The brunt of this identity crisis is borne out in my chameleon accent. It’s here that identity, something which sounds ephemeral, becomes concrete. I move in and out from a passable North-East Scottish accent into Estuary English without skipping a beat.
I don’t quite understand why this changing voice bothers me as much as it does. I suppose it could be because my voice is my main form of expression with other people.
While Wikipedia tells me that 93% of language is non-verbal, I wonder if that the remaining 7% isn’t therefore made more important? What little we actually speak matters a great deal more precisely because its use is so small.
This might explain why my inability to hone in on one particular voice is such a problem for me. There is no aural cue for a stranger to effectively pigeon-hole me, and consequently they feel a little adrift. The human tribal instinct is set on edge – friend or foe? When I speak to an English person, I sound Scottish. When I speak to a Scottish person, I sound English. At a time when pro- and anti-independence feeling is running so high, I am more acutely aware of my lying tongue than ever before.
Consequently, what chance do I have of forming a concrete identity when the most important means of communicating that identity is somehow flawed? It’s a difficult question, and I can’t answer it at the current time. Much of me wants to stress an aesthetic to the complex nature of my heritage, but something else asks Who are you, over and over.

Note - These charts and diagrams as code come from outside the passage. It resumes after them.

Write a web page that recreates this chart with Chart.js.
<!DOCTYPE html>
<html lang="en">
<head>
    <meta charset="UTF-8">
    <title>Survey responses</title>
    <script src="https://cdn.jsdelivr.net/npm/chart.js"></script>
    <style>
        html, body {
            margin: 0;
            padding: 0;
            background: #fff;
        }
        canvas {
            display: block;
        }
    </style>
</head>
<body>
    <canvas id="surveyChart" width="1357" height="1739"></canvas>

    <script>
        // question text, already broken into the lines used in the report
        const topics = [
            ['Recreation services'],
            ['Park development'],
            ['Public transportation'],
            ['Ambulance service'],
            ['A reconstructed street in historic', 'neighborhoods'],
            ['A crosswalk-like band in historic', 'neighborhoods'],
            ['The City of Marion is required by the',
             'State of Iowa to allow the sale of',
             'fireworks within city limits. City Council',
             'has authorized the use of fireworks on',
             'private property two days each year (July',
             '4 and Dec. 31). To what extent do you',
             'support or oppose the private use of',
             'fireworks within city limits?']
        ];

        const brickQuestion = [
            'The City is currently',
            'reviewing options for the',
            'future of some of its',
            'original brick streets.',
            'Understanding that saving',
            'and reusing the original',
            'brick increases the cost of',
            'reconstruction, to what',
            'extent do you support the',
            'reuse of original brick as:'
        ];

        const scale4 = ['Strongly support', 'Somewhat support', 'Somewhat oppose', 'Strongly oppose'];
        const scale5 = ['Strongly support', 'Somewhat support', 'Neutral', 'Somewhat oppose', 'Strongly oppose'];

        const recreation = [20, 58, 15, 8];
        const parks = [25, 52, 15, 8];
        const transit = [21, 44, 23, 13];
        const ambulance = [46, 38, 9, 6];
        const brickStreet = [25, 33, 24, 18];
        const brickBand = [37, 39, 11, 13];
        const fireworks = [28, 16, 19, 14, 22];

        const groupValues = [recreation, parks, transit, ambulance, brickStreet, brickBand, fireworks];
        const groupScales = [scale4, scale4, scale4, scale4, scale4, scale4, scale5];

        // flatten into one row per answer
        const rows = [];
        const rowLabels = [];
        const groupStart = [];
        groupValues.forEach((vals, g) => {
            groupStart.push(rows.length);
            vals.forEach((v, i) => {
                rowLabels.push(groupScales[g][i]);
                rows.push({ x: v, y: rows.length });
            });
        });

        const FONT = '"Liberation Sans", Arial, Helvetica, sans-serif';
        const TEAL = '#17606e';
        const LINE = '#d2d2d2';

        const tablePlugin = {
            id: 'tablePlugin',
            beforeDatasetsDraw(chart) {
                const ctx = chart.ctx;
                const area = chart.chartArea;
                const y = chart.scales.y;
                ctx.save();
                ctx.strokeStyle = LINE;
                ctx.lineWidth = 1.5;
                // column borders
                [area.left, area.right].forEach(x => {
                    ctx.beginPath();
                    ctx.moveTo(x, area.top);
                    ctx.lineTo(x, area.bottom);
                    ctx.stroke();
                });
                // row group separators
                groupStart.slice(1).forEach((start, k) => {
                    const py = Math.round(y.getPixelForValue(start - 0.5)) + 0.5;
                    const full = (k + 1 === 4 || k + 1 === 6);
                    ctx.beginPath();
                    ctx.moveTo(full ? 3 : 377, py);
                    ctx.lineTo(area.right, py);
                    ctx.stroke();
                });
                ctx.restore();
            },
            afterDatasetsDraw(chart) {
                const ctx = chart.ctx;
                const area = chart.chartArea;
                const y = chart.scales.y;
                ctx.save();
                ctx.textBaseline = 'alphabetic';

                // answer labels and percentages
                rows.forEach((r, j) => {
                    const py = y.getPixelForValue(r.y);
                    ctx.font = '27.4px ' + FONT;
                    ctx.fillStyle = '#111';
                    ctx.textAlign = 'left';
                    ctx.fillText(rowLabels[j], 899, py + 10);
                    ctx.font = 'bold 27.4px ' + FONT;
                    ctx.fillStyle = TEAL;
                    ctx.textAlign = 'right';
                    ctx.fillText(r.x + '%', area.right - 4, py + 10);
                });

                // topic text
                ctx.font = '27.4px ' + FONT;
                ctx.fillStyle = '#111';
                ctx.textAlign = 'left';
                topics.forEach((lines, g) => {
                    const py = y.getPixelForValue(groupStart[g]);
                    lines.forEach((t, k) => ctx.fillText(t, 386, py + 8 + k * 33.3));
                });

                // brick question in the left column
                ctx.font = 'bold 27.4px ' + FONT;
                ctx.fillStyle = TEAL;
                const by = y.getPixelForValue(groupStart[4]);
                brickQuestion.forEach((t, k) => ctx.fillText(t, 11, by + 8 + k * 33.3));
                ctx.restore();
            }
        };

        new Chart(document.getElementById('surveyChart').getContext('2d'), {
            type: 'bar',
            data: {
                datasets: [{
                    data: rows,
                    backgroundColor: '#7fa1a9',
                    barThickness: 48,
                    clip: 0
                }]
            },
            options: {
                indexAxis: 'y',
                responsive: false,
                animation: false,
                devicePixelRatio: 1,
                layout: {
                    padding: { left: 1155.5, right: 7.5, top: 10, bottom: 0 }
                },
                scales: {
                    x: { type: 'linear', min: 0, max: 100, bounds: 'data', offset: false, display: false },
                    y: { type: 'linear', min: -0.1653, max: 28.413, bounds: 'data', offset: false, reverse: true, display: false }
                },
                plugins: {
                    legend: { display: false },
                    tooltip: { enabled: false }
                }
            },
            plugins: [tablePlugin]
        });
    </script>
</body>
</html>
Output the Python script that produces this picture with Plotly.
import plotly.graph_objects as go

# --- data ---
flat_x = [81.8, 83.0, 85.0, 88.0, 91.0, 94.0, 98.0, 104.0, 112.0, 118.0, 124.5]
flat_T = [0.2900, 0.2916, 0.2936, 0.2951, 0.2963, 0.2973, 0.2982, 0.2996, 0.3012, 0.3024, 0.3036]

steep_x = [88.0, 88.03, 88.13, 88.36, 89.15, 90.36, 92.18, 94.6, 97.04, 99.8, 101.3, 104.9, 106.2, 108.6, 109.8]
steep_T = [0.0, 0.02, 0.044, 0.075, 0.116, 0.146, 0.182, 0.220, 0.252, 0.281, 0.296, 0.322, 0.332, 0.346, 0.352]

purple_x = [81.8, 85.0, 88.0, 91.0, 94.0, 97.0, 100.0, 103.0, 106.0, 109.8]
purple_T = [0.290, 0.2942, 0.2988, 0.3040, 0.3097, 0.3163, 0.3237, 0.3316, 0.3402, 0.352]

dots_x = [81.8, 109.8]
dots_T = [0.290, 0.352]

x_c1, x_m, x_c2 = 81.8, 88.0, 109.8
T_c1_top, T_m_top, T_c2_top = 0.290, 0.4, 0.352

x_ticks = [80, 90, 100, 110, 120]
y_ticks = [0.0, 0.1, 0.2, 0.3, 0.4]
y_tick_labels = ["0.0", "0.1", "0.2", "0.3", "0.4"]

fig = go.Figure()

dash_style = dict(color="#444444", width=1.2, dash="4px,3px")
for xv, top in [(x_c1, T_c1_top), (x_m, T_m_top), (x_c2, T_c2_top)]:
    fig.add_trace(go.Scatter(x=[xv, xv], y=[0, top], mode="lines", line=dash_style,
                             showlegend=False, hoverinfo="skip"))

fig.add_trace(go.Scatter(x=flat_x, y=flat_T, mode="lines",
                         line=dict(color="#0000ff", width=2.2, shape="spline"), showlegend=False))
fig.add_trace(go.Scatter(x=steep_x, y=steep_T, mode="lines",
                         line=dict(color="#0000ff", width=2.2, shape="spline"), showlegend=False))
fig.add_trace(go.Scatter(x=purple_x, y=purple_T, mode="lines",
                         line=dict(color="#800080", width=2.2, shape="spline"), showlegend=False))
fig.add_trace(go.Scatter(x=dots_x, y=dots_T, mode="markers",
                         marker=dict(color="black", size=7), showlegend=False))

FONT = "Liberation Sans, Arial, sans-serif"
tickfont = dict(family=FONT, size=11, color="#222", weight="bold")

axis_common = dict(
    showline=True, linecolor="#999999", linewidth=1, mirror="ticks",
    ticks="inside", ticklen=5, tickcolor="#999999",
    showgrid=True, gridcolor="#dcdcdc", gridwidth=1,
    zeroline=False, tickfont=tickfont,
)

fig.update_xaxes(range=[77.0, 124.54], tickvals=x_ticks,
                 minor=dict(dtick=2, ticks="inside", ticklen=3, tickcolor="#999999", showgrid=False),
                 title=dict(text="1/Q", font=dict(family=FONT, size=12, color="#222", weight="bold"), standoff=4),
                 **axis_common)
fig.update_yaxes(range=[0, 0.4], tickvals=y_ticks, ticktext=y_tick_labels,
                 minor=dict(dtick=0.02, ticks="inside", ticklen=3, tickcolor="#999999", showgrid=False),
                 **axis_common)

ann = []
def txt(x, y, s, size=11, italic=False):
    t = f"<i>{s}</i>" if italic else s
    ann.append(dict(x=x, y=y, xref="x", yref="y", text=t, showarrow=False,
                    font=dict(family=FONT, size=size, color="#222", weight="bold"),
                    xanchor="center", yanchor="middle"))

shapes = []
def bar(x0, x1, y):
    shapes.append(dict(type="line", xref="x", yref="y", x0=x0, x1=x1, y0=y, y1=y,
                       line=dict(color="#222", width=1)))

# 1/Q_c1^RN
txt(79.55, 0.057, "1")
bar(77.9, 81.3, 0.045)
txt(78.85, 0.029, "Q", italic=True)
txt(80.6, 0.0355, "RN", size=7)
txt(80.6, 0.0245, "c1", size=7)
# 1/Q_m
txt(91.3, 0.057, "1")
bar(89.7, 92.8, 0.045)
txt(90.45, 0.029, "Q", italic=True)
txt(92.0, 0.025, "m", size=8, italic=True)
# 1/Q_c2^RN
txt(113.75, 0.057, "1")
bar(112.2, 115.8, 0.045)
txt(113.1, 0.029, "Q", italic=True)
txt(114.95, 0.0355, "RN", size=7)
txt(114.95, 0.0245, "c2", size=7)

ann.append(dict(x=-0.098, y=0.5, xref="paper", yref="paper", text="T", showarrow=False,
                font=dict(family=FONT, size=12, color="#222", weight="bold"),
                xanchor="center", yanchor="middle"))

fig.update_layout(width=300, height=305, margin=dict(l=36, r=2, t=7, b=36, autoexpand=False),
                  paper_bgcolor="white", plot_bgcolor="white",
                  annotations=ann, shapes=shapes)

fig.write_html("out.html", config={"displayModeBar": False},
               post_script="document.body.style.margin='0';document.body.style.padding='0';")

Two months ago I was living in a personal hell of my own construction. I was doing anything and everything to avoid being in my house for any length of time, as every second spent in there was a tortuous mix of silence and screaming rows with my mother. I don’t think it was what either of us expected when we made the 10 hour journey northward from Cambridge the day after my graduation.
I was trying desperately to sort out my finances and accommodation for my Masters. The accommodation had been an ongoing battle since the start of June, and six weeks later I still had no luck. The somewhat complicated loan I was applying for to cover Masters tuition fees was proving hideously stressful, especially as the form expressly told me to apply only within 8 weeks of the course’s start date.
I left for the annual church youth week (at which I help as one of the leaders) knowing that something was going to give way under the pressure, and my sanity appeared to be the losing party.
As ever, the fellowship and support of some of the most wonderful people I know were there to guide me and help me, and all became crystal clear in that week: defer. Take a year out. Enjoy some time off from full-time study, an occupation I’ve been hard at since I was 5 years old.
Moments of well-timed clarity for me are few and far between. My brain tends to race along in an extremely jumbled-up kind of way, and I can usually only make sense of it all with a good few weeks ticked off the calendar. For once though, in this case, I felt the effect of my decision immediately. The relationship with my mum, which had reached a record low just before church camp, was restored in the phone call to tell her my decision. There was a physical weight I felt lifted off my shoulders and the relief was readable in my face.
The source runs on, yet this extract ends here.